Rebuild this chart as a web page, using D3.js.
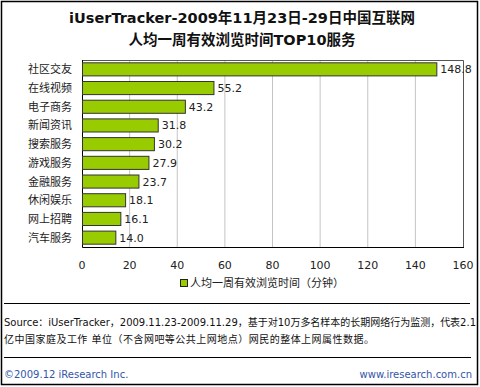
<!DOCTYPE html>
<html>
<head>
<meta charset="utf-8">
<script src="https://cdn.jsdelivr.net/npm/d3@7"></script>
<style>
  body { margin: 0; background: #fff; }
  svg text { font-family: "DejaVu Sans", "Noto Sans CJK SC", sans-serif; }
</style>
</head>
<body>
<svg width="480" height="387"></svg>
<script>
// chart data
const categories = ['社区交友', '在线视频', '电子商务', '新闻资讯', '搜索服务',
                    '游戏服务', '金融服务', '休闲娱乐', '网上招聘', '汽车服务'];
const values = [148.8, 55.2, 43.2, 31.8, 30.2, 27.9, 23.7, 18.1, 16.1, 14.0];
const xTicks = [0, 20, 40, 60, 80, 100, 120, 140, 160];
const titleLines = ['iUserTracker-2009年11月23日-29日中国互联网', '人均一周有效浏览时间TOP10服务'];
const legendLabel = '人均一周有效浏览时间（分钟）';
const sourceLines = ['Source：iUserTracker，2009.11.23-2009.11.29，基于对10万多名样本的长期网络行为监测，代表2.1',
                     '亿中国家庭及工作 单位（不含网吧等公共上网地点）网民的整体上网属性数据。'];

const svg = d3.select('svg');
const plotLeft = 82, plotRight = 463, plotTop = 60, plotBottom = 247;

// outer frame
svg.append('rect')
  .attr('x', 1.5).attr('y', 1.5).attr('width', 476).attr('height', 383)
  .attr('fill', 'none').attr('stroke', '#000').attr('stroke-width', 1.5);

// title
svg.selectAll('text.title')
  .data(titleLines)
  .enter()
  .append('text')
  .attr('class', 'title')
  .attr('x', 242)
  .attr('y', (d, i) => 23 + i * 22)
  .attr('text-anchor', 'middle')
  .attr('font-size', 14.5)
  .attr('font-weight', 'bold')
  .attr('fill', '#111')
  .text(d => d);

const x = d3.scaleLinear().domain([0, 160]).range([plotLeft, plotRight]);
const y = d3.scaleBand().domain(categories).range([plotTop, plotBottom]).paddingInner(0.3).paddingOuter(0.15);

// grid lines
svg.selectAll('line.grid')
  .data(xTicks.slice(1, -1))
  .enter()
  .append('line')
  .attr('x1', d => x(d)).attr('x2', d => x(d))
  .attr('y1', plotTop).attr('y2', plotBottom)
  .attr('stroke', '#c4c4c4');

// plot frame: grey top/right, black left/bottom
svg.append('path')
  .attr('d', `M${plotLeft},${plotTop + 0.5}H${plotRight + 0.5}V${plotBottom}`)
  .attr('fill', 'none').attr('stroke', '#555');
svg.append('path')
  .attr('d', `M${plotLeft + 0.5},${plotTop}V${plotBottom + 0.5}H${plotRight + 1}`)
  .attr('fill', 'none').attr('stroke', '#000');

// bars
svg.selectAll('rect.bar')
  .data(values)
  .enter()
  .append('rect')
  .attr('class', 'bar')
  .attr('x', x(0) + 0.5)
  .attr('y', (d, i) => y(categories[i]))
  .attr('width', d => x(d) - x(0))
  .attr('height', y.bandwidth())
  .attr('fill', '#99cc00')
  .attr('stroke', '#333')
  .attr('stroke-width', 1);

// value labels
svg.selectAll('text.val')
  .data(values)
  .enter()
  .append('text')
  .attr('x', d => x(d) + 4)
  .attr('y', (d, i) => y(categories[i]) + y.bandwidth() / 2 + 4)
  .attr('font-size', 11)
  .attr('fill', '#222')
  .text(d => d.toFixed(1));

// category labels
svg.selectAll('text.cat')
  .data(categories)
  .enter()
  .append('text')
  .attr('x', 72)
  .attr('y', d => y(d) + y.bandwidth() / 2 + 4)
  .attr('text-anchor', 'end')
  .attr('font-size', 11)
  .attr('fill', '#222')
  .text(d => d);

// x axis tick labels
svg.selectAll('text.tick')
  .data(xTicks)
  .enter()
  .append('text')
  .attr('x', d => x(d))
  .attr('y', 269)
  .attr('text-anchor', 'middle')
  .attr('font-size', 11)
  .attr('fill', '#222')
  .text(d => d);

// legend
svg.append('rect')
  .attr('x', 180.5).attr('y', 279.5).attr('width', 7).attr('height', 7)
  .attr('fill', '#99cc00').attr('stroke', '#222');
svg.append('text')
  .attr('x', 190).attr('y', 287)
  .attr('font-size', 11).attr('fill', '#222')
  .text(legendLabel);

// separators
svg.append('line').attr('x1', 4).attr('x2', 470).attr('y1', 303.5).attr('y2', 303.5).attr('stroke', '#000');
svg.append('line').attr('x1', 4).attr('x2', 471).attr('y1', 357.5).attr('y2', 357.5).attr('stroke', '#000');

// source
svg.selectAll('text.src')
  .data(sourceLines)
  .enter()
  .append('text')
  .attr('x', 4)
  .attr('y', (d, i) => 326 + i * 17)
  .attr('font-size', 10)
  .attr('fill', '#111')
  .attr('textLength', (d, i) => i === 0 ? 472 : 370)
  .text(d => d);

// footer
svg.append('text')
  .attr('x', 4).attr('y', 378)
  .attr('font-size', 10).attr('fill', '#3355aa')
  .text('©2009.12 iResearch Inc.');
svg.append('text')
  .attr('x', 472).attr('y', 378)
  .attr('text-anchor', 'end')
  .attr('font-size', 10).attr('fill', '#3355aa')
  .text('www.iresearch.com.cn');
</script>
</body>
</html>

────

Return the material line for line, from its beginning to the line that contains "const plotLeft = 82, plotRight", with the pictures left out.

Rebuild this chart as a web page, using D3.js.
<!DOCTYPE html>
<html>
<head>
<meta charset="utf-8">
<script src="https://cdn.jsdelivr.net/npm/d3@7"></script>
<style>
  body { margin: 0; background: #fff; }
  svg text { font-family: "DejaVu Sans", "Noto Sans CJK SC", sans-serif; }
</style>
</head>
<body>
<svg width="480" height="387"></svg>
<script>
// chart data
const categories = ['社区交友', '在线视频', '电子商务', '新闻资讯', '搜索服务',
                    '游戏服务', '金融服务', '休闲娱乐', '网上招聘', '汽车服务'];
const values = [148.8, 55.2, 43.2, 31.8, 30.2, 27.9, 23.7, 18.1, 16.1, 14.0];
const xTicks = [0, 20, 40, 60, 80, 100, 120, 140, 160];
const titleLines = ['iUserTracker-2009年11月23日-29日中国互联网', '人均一周有效浏览时间TOP10服务'];
const legendLabel = '人均一周有效浏览时间（分钟）';
const sourceLines = ['Source：iUserTracker，2009.11.23-2009.11.29，基于对10万多名样本的长期网络行为监测，代表2.1',
                     '亿中国家庭及工作 单位（不含网吧等公共上网地点）网民的整体上网属性数据。'];

const svg = d3.select('svg');
const plotLeft = 82, plotRight = 463, plotTop = 60, plotBottom = 247;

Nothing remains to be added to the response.